• [Dataset section]:
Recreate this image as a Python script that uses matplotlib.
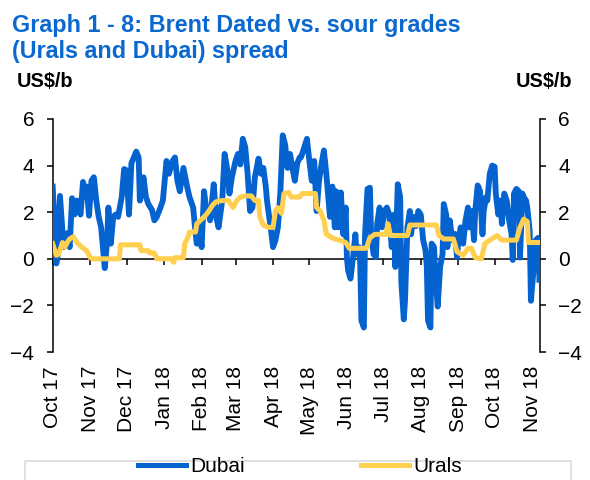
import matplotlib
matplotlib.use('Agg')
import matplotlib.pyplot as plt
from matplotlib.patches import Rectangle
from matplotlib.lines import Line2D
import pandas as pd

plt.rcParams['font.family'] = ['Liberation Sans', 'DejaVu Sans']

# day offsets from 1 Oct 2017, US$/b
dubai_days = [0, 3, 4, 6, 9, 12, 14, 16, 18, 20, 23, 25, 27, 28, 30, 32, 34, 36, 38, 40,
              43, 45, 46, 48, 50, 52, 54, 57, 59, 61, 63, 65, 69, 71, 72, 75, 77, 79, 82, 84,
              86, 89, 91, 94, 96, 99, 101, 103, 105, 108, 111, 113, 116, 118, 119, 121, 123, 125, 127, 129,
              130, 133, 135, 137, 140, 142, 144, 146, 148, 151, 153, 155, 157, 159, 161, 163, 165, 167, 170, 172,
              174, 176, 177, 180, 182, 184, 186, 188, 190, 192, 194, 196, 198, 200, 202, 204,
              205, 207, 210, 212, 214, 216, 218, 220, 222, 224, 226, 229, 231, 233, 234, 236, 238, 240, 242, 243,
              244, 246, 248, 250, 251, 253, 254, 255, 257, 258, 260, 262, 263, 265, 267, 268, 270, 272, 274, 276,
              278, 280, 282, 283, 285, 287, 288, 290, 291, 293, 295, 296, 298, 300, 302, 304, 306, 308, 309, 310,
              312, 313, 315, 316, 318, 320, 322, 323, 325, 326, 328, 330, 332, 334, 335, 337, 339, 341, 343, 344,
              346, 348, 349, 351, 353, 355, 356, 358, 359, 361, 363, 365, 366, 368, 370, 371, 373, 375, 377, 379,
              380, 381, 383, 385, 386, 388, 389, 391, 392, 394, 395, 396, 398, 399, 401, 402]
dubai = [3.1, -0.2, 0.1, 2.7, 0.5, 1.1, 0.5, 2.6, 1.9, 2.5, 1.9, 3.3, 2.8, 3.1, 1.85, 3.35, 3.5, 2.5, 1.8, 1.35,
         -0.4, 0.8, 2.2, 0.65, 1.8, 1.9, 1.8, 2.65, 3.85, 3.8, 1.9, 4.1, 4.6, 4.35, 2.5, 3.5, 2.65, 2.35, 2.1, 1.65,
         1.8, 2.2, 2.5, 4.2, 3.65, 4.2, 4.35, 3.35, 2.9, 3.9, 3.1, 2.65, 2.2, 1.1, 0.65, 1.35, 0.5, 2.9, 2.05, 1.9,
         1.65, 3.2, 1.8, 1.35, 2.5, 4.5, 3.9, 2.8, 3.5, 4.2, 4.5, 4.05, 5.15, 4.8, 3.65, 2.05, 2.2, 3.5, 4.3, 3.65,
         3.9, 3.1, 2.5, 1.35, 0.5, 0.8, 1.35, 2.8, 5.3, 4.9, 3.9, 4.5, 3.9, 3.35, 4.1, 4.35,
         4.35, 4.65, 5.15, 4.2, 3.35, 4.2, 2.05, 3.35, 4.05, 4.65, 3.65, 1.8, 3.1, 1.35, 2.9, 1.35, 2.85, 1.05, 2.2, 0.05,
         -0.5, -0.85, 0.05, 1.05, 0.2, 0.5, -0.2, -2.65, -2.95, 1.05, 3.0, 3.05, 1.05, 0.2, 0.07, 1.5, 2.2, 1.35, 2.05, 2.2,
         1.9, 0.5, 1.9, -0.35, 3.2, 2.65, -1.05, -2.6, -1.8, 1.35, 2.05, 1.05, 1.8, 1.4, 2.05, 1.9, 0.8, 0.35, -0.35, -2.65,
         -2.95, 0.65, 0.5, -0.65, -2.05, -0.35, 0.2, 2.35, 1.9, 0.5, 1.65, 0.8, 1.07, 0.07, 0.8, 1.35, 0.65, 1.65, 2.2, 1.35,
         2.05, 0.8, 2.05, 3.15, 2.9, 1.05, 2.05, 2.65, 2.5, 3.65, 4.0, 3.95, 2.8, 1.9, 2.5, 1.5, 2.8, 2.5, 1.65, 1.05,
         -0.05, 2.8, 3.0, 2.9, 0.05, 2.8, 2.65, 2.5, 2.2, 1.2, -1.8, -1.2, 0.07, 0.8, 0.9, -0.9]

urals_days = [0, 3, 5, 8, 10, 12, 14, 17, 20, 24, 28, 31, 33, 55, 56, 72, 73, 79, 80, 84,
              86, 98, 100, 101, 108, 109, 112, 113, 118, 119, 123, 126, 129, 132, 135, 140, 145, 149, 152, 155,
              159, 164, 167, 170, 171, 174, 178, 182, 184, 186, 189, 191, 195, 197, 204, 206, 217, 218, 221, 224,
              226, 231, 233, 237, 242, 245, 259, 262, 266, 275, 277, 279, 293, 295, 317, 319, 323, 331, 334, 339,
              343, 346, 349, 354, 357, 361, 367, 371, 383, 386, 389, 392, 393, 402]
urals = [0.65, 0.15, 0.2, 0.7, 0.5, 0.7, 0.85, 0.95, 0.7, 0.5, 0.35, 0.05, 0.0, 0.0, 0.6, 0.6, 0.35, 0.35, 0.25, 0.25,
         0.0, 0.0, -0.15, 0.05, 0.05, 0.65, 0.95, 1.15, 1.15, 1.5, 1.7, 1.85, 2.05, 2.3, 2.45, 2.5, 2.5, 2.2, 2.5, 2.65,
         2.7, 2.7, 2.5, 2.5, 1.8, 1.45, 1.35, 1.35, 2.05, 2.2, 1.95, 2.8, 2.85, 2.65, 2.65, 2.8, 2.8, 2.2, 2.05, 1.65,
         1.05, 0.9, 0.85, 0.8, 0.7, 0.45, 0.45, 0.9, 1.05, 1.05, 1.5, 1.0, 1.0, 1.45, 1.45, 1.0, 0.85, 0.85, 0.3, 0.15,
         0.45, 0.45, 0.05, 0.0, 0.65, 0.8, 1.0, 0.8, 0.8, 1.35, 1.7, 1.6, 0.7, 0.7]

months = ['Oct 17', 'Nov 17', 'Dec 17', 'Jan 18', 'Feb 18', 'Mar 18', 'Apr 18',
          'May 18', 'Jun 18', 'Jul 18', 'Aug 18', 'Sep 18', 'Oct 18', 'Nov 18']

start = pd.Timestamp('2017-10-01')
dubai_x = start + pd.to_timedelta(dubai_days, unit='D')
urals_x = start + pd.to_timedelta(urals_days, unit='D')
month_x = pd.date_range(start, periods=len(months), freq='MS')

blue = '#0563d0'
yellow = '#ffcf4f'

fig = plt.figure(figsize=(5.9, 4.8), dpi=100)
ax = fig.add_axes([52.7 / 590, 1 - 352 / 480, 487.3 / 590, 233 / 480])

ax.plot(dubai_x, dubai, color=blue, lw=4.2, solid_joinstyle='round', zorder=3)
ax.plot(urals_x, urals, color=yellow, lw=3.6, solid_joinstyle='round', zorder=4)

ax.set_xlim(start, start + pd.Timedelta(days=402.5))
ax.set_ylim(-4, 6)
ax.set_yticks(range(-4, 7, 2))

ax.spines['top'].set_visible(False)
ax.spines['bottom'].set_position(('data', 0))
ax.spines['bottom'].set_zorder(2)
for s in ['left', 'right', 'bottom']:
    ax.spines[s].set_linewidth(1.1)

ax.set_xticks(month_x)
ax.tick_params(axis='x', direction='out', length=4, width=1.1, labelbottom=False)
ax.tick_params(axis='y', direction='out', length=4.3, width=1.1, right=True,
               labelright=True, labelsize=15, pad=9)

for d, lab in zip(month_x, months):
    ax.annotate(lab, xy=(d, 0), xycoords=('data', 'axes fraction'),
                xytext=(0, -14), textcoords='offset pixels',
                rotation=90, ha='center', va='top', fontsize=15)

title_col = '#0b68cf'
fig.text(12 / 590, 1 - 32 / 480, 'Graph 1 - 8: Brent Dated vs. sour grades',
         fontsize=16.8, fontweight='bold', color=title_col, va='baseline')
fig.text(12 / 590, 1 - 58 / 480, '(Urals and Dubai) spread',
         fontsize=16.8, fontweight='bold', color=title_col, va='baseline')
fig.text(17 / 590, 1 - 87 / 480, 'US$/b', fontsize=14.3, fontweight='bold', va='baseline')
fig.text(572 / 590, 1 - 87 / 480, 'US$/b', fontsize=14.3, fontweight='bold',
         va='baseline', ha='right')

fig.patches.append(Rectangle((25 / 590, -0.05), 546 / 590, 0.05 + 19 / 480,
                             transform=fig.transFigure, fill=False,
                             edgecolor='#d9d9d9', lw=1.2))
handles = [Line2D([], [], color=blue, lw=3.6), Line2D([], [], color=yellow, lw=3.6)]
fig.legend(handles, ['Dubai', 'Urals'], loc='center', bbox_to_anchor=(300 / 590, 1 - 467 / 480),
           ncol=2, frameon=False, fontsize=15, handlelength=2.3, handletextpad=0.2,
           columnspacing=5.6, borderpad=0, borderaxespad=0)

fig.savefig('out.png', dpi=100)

• [Instructions to follow]: Repeat the listing above exactly from its first line to the line containing "plt.rcParams['font.family'] = ['Liberation", both included, and omit the pictures.

• [Exercise output]:
Recreate this image as a Python script that uses matplotlib.
import matplotlib
matplotlib.use('Agg')
import matplotlib.pyplot as plt
from matplotlib.patches import Rectangle
from matplotlib.lines import Line2D
import pandas as pd

plt.rcParams['font.family'] = ['Liberation Sans', 'DejaVu Sans']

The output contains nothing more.